To be done:
The lines to reproduce run from the first one through the line containing "(kran) at (133.5,385.5)". Reproduce them exactly.

— begin Recorded information —

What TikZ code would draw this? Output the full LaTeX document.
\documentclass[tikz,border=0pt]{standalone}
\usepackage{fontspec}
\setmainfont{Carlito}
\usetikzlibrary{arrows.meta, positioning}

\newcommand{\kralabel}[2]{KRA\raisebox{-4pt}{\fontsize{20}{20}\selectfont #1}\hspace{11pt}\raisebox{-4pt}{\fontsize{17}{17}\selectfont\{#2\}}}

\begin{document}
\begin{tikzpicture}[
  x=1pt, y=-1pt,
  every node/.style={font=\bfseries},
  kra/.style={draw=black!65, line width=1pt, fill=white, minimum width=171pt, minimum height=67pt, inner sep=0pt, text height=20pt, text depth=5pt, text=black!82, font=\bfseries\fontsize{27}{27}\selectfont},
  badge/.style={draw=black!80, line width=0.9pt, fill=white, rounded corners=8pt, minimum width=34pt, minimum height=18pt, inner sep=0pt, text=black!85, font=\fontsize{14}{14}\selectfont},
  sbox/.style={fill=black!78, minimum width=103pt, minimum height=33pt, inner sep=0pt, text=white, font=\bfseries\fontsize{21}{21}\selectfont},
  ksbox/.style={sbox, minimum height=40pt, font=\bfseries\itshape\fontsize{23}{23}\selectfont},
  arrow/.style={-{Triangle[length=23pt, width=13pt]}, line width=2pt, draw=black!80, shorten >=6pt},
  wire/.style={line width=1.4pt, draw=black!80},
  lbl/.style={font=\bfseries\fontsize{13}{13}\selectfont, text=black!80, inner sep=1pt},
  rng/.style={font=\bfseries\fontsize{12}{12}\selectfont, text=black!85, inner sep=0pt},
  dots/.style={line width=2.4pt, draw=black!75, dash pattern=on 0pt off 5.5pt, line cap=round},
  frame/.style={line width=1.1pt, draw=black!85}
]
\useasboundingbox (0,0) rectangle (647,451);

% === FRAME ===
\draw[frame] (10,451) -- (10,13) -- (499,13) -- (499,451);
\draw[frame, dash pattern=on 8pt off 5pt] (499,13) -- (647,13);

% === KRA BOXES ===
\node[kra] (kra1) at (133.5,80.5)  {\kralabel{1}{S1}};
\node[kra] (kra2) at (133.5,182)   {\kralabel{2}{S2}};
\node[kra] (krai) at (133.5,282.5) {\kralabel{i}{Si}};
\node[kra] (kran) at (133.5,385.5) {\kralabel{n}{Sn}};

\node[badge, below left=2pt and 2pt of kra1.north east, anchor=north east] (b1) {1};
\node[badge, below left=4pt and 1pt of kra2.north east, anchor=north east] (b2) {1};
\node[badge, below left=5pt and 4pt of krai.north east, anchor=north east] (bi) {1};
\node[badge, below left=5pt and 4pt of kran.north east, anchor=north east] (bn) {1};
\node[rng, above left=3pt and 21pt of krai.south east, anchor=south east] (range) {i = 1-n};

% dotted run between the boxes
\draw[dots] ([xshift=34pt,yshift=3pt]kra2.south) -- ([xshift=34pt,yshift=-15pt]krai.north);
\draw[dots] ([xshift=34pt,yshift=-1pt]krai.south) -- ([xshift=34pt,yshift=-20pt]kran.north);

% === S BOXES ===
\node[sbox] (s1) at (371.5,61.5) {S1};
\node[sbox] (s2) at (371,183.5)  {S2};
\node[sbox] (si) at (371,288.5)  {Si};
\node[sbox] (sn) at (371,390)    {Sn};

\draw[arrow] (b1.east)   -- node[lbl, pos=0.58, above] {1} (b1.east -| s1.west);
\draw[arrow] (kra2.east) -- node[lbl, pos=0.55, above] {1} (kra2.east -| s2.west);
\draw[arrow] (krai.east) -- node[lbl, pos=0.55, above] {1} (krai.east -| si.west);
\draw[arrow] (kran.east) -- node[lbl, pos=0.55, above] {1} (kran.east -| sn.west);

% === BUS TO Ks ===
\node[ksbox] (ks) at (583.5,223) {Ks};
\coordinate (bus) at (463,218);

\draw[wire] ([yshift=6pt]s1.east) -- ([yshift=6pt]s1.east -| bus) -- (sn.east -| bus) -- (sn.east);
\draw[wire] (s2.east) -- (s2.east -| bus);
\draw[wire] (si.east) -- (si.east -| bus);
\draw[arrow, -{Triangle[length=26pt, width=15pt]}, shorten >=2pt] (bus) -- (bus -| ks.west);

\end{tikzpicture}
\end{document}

— end Recorded information —

Exercise result:
What TikZ code would draw this? Output the full LaTeX document.
\documentclass[tikz,border=0pt]{standalone}
\usepackage{fontspec}
\setmainfont{Carlito}
\usetikzlibrary{arrows.meta, positioning}

\newcommand{\kralabel}[2]{KRA\raisebox{-4pt}{\fontsize{20}{20}\selectfont #1}\hspace{11pt}\raisebox{-4pt}{\fontsize{17}{17}\selectfont\{#2\}}}

\begin{document}
\begin{tikzpicture}[
  x=1pt, y=-1pt,
  every node/.style={font=\bfseries},
  kra/.style={draw=black!65, line width=1pt, fill=white, minimum width=171pt, minimum height=67pt, inner sep=0pt, text height=20pt, text depth=5pt, text=black!82, font=\bfseries\fontsize{27}{27}\selectfont},
  badge/.style={draw=black!80, line width=0.9pt, fill=white, rounded corners=8pt, minimum width=34pt, minimum height=18pt, inner sep=0pt, text=black!85, font=\fontsize{14}{14}\selectfont},
  sbox/.style={fill=black!78, minimum width=103pt, minimum height=33pt, inner sep=0pt, text=white, font=\bfseries\fontsize{21}{21}\selectfont},
  ksbox/.style={sbox, minimum height=40pt, font=\bfseries\itshape\fontsize{23}{23}\selectfont},
  arrow/.style={-{Triangle[length=23pt, width=13pt]}, line width=2pt, draw=black!80, shorten >=6pt},
  wire/.style={line width=1.4pt, draw=black!80},
  lbl/.style={font=\bfseries\fontsize{13}{13}\selectfont, text=black!80, inner sep=1pt},
  rng/.style={font=\bfseries\fontsize{12}{12}\selectfont, text=black!85, inner sep=0pt},
  dots/.style={line width=2.4pt, draw=black!75, dash pattern=on 0pt off 5.5pt, line cap=round},
  frame/.style={line width=1.1pt, draw=black!85}
]
\useasboundingbox (0,0) rectangle (647,451);

% === FRAME ===
\draw[frame] (10,451) -- (10,13) -- (499,13) -- (499,451);
\draw[frame, dash pattern=on 8pt off 5pt] (499,13) -- (647,13);

% === KRA BOXES ===
\node[kra] (kra1) at (133.5,80.5)  {\kralabel{1}{S1}};
\node[kra] (kra2) at (133.5,182)   {\kralabel{2}{S2}};
\node[kra] (krai) at (133.5,282.5) {\kralabel{i}{Si}};
\node[kra] (kran) at (133.5,385.5) {\kralabel{n}{Sn}};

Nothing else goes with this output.